__TO DO__
Quote the entries word for word. Omit the pictures.

__GIVEN DATA__

--*--

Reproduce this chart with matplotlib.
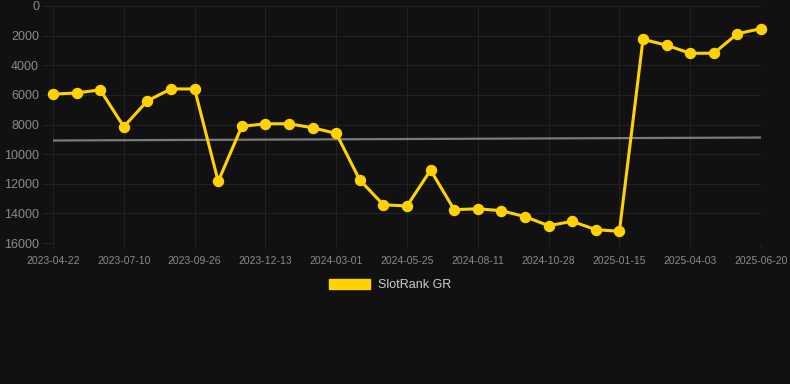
import matplotlib.pyplot as plt
from matplotlib.patches import Patch

# rank values per snapshot (lower is better, axis is reversed)
rank_values = [5950, 5870, 5660, 8150, 6400, 5600, 5600, 11840, 8130, 7950,
               7950, 8220, 8600, 11750, 13420, 13500, 11080, 13750, 13690, 13820,
               14220, 14830, 14540, 15100, 15210, 2250, 2650, 3190, 3190, 1870,
               1530]
tick_labels = ["2023-04-22", "2023-07-10", "2023-09-26", "2023-12-13", "2024-03-01",
               "2024-05-25", "2024-08-11", "2024-10-28", "2025-01-15", "2025-04-03",
               "2025-06-20"]
trend_values = [9080, 8880]
y_ticks = [0, 2000, 4000, 6000, 8000, 10000, 12000, 14000, 16000]

bg = "#111111"
grid_col = "#222222"
plt.rcParams.update({'font.family': ['Liberation Sans', 'DejaVu Sans']})

fig = plt.figure(figsize=(7.9, 3.84), dpi=100, facecolor=bg)
W, H = 790, 384
ax = fig.add_axes([53 / W, 1 - 243 / H, (761 - 53) / W, (243 - 6) / H])
ax.set_facecolor(bg)

x = list(range(len(rank_values)))
ax.plot([x[0], x[-1]], trend_values, color="#7a7a7a", linewidth=1.6, zorder=2)
ax.plot(x, rank_values, color="#FFD200", linewidth=2.2, marker="o",
        markersize=7.2, zorder=3, clip_on=False)

ax.set_xlim(0, len(rank_values) - 1)
ax.set_ylim(16000, 0)
ax.set_yticks(y_ticks)
ax.set_yticklabels([str(v) for v in y_ticks])
ax.set_xticks(x[::3])
ax.set_xticklabels(tick_labels)

ax.grid(True, color=grid_col, linewidth=0.8)
for s in ax.spines.values():
    s.set_visible(False)
ax.tick_params(axis="y", colors=grid_col, labelcolor="#8a8a8a", labelsize=9,
               length=8, width=0.8, pad=2)
ax.tick_params(axis="x", colors=grid_col, labelcolor="#8a8a8a", labelsize=7.5,
               length=4, width=0.8, pad=5)
ax.set_axisbelow(True)

handle = Patch(facecolor="#FFD200", edgecolor="#FFD200")
fig.legend([handle], ["SlotRank GR"], loc="center", bbox_to_anchor=(390 / W, 1 - 285 / H),
           frameon=False, fontsize=9, labelcolor="#cccccc", handlelength=3.3,
           handleheight=0.9, handletextpad=0.6)

fig.savefig("out.png", dpi=100, facecolor=bg)
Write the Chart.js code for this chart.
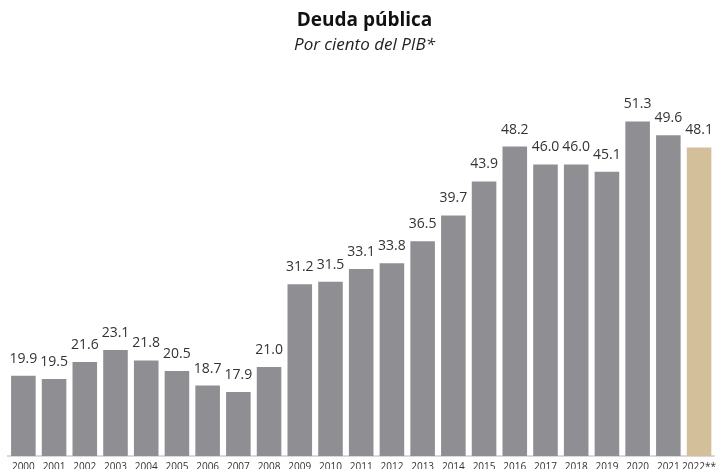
<!DOCTYPE html>
<html>
<head>
<meta charset="utf-8">
<script src="https://cdn.jsdelivr.net/npm/chart.js@4.4.1/dist/chart.umd.min.js"></script>
<style>
  html, body { margin: 0; padding: 0; background: #fff; overflow: hidden; }
</style>
</head>
<body>
<canvas id="chart-1" width="721" height="478"></canvas>
<script>
// Datos del gráfico
const years = ['2000', '2001', '2002', '2003', '2004', '2005', '2006', '2007', '2008', '2009', '2010', '2011',
    '2012', '2013', '2014', '2015', '2016', '2017', '2018', '2019', '2020', '2021', '2022**'];
const debt = [19.9, 19.5, 21.6, 23.1, 21.8, 20.5, 18.7, 17.9, 21.0, 31.2, 31.5, 33.1,
    33.8, 36.5, 39.7, 43.9, 48.2, 46.0, 46.0, 45.1, 51.3, 49.6, 48.1];

const grey = '#8f8e93';
const tan = '#d3c09b';
const barColors = years.map(y => y.indexOf('**') > -1 ? tan : grey);

// Etiquetas de valores encima de las barras
const valueLabels = {
    id: 'valueLabels',
    afterDatasetsDraw(chart) {
        const ctx = chart.ctx;
        const meta = chart.getDatasetMeta(0);
        ctx.save();
        ctx.font = '14px "Open Sans", sans-serif';
        ctx.fillStyle = '#333333';
        ctx.textAlign = 'center';
        ctx.textBaseline = 'bottom';
        meta.data.forEach((bar, i) => {
            ctx.fillText(debt[i].toFixed(1), bar.x, bar.y - 10);
        });
        ctx.restore();
    }
};

const ctx = document.getElementById('chart-1').getContext('2d');

new Chart(ctx, {
    type: 'bar',
    data: {
        labels: years,
        datasets: [{
            label: 'Deuda pública',
            data: debt,
            backgroundColor: barColors,
            categoryPercentage: 1,
            barPercentage: 0.8
        }]
    },
    options: {
        responsive: false,
        animation: false,
        layout: {
            padding: {left: 8, right: 0, top: 9, bottom: 0}
        },
        plugins: {
            legend: {display: false},
            tooltip: {enabled: false},
            title: {
                display: true,
                text: 'Deuda pública',
                color: '#111111',
                font: {family: '"Open Sans", sans-serif', size: 19, weight: 'bold'},
                padding: {top: 0, bottom: 3}
            },
            subtitle: {
                display: true,
                text: 'Por ciento del PIB*',
                color: '#222222',
                font: {family: '"Open Sans", sans-serif', size: 17, style: 'italic'},
                padding: {top: 0, bottom: 12}
            }
        },
        scales: {
            x: {
                grid: {display: false, drawTicks: false},
                border: {display: true, color: '#d9d9d9', width: 2},
                ticks: {
                    color: '#333333',
                    padding: 5,
                    maxRotation: 0,
                    autoSkip: false,
                    font: {family: '"Open Sans", sans-serif', size: 10}
                }
            },
            y: {
                display: false,
                min: 10,
                max: 58
            }
        }
    },
    plugins: [valueLabels]
});
</script>
</body>
</html>
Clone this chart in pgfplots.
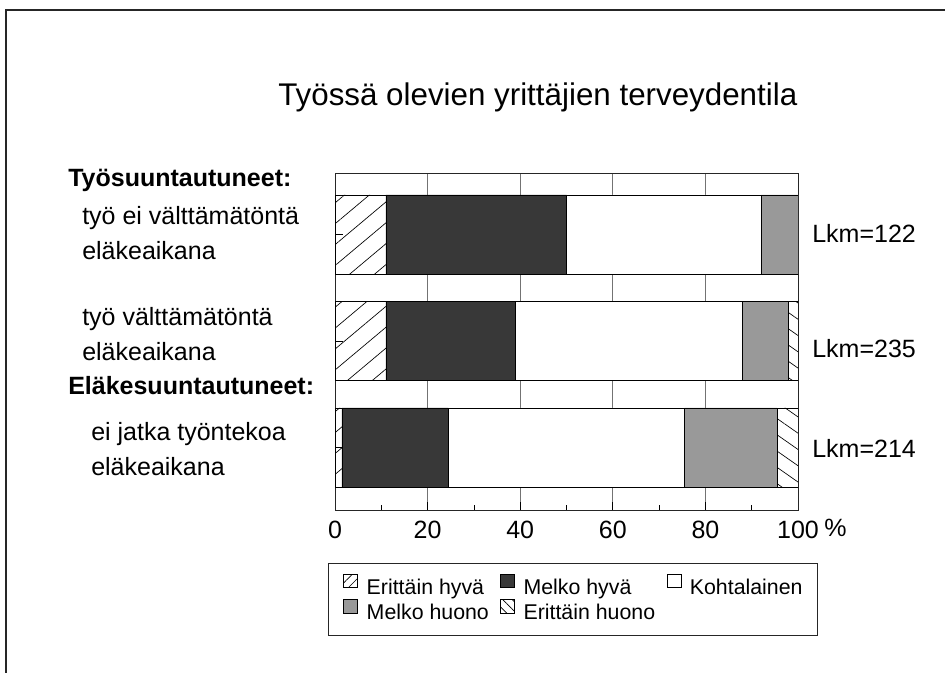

--*--

__THE SOLUTION__
Reproduce this chart with matplotlib.
import matplotlib.pyplot as plt
from matplotlib.patches import Patch

# rank values per snapshot (lower is better, axis is reversed)
rank_values = [5950, 5870, 5660, 8150, 6400, 5600, 5600, 11840, 8130, 7950,
               7950, 8220, 8600, 11750, 13420, 13500, 11080, 13750, 13690, 13820,
               14220, 14830, 14540, 15100, 15210, 2250, 2650, 3190, 3190, 1870,
               1530]
tick_labels = ["2023-04-22", "2023-07-10", "2023-09-26", "2023-12-13", "2024-03-01",
               "2024-05-25", "2024-08-11", "2024-10-28", "2025-01-15", "2025-04-03",
               "2025-06-20"]
trend_values = [9080, 8880]
y_ticks = [0, 2000, 4000, 6000, 8000, 10000, 12000, 14000, 16000]

bg = "#111111"
grid_col = "#222222"
plt.rcParams.update({'font.family': ['Liberation Sans', 'DejaVu Sans']})

fig = plt.figure(figsize=(7.9, 3.84), dpi=100, facecolor=bg)
W, H = 790, 384
ax = fig.add_axes([53 / W, 1 - 243 / H, (761 - 53) / W, (243 - 6) / H])
ax.set_facecolor(bg)

x = list(range(len(rank_values)))
ax.plot([x[0], x[-1]], trend_values, color="#7a7a7a", linewidth=1.6, zorder=2)
ax.plot(x, rank_values, color="#FFD200", linewidth=2.2, marker="o",
        markersize=7.2, zorder=3, clip_on=False)

ax.set_xlim(0, len(rank_values) - 1)
ax.set_ylim(16000, 0)
ax.set_yticks(y_ticks)
ax.set_yticklabels([str(v) for v in y_ticks])
ax.set_xticks(x[::3])
ax.set_xticklabels(tick_labels)

ax.grid(True, color=grid_col, linewidth=0.8)
for s in ax.spines.values():
    s.set_visible(False)
ax.tick_params(axis="y", colors=grid_col, labelcolor="#8a8a8a", labelsize=9,
               length=8, width=0.8, pad=2)
ax.tick_params(axis="x", colors=grid_col, labelcolor="#8a8a8a", labelsize=7.5,
               length=4, width=0.8, pad=5)
ax.set_axisbelow(True)

handle = Patch(facecolor="#FFD200", edgecolor="#FFD200")
fig.legend([handle], ["SlotRank GR"], loc="center", bbox_to_anchor=(390 / W, 1 - 285 / H),
           frameon=False, fontsize=9, labelcolor="#cccccc", handlelength=3.3,
           handleheight=0.9, handletextpad=0.6)

fig.savefig("out.png", dpi=100, facecolor=bg)
Write the Chart.js code for this chart.
<!DOCTYPE html>
<html>
<head>
<meta charset="utf-8">
<script src="https://cdn.jsdelivr.net/npm/chart.js@4.4.1/dist/chart.umd.min.js"></script>
<style>
  html, body { margin: 0; padding: 0; background: #fff; overflow: hidden; }
</style>
</head>
<body>
<canvas id="chart-1" width="721" height="478"></canvas>
<script>
// Datos del gráfico
const years = ['2000', '2001', '2002', '2003', '2004', '2005', '2006', '2007', '2008', '2009', '2010', '2011',
    '2012', '2013', '2014', '2015', '2016', '2017', '2018', '2019', '2020', '2021', '2022**'];
const debt = [19.9, 19.5, 21.6, 23.1, 21.8, 20.5, 18.7, 17.9, 21.0, 31.2, 31.5, 33.1,
    33.8, 36.5, 39.7, 43.9, 48.2, 46.0, 46.0, 45.1, 51.3, 49.6, 48.1];

const grey = '#8f8e93';
const tan = '#d3c09b';
const barColors = years.map(y => y.indexOf('**') > -1 ? tan : grey);

// Etiquetas de valores encima de las barras
const valueLabels = {
    id: 'valueLabels',
    afterDatasetsDraw(chart) {
        const ctx = chart.ctx;
        const meta = chart.getDatasetMeta(0);
        ctx.save();
        ctx.font = '14px "Open Sans", sans-serif';
        ctx.fillStyle = '#333333';
        ctx.textAlign = 'center';
        ctx.textBaseline = 'bottom';
        meta.data.forEach((bar, i) => {
            ctx.fillText(debt[i].toFixed(1), bar.x, bar.y - 10);
        });
        ctx.restore();
    }
};

const ctx = document.getElementById('chart-1').getContext('2d');

new Chart(ctx, {
    type: 'bar',
    data: {
        labels: years,
        datasets: [{
            label: 'Deuda pública',
            data: debt,
            backgroundColor: barColors,
            categoryPercentage: 1,
            barPercentage: 0.8
        }]
    },
    options: {
        responsive: false,
        animation: false,
        layout: {
            padding: {left: 8, right: 0, top: 9, bottom: 0}
        },
        plugins: {
            legend: {display: false},
            tooltip: {enabled: false},
            title: {
                display: true,
                text: 'Deuda pública',
                color: '#111111',
                font: {family: '"Open Sans", sans-serif', size: 19, weight: 'bold'},
                padding: {top: 0, bottom: 3}
            },
            subtitle: {
                display: true,
                text: 'Por ciento del PIB*',
                color: '#222222',
                font: {family: '"Open Sans", sans-serif', size: 17, style: 'italic'},
                padding: {top: 0, bottom: 12}
            }
        },
        scales: {
            x: {
                grid: {display: false, drawTicks: false},
                border: {display: true, color: '#d9d9d9', width: 2},
                ticks: {
                    color: '#333333',
                    padding: 5,
                    maxRotation: 0,
                    autoSkip: false,
                    font: {family: '"Open Sans", sans-serif', size: 10}
                }
            },
            y: {
                display: false,
                min: 10,
                max: 58
            }
        }
    },
    plugins: [valueLabels]
});
</script>
</body>
</html>
Clone this chart in pgfplots.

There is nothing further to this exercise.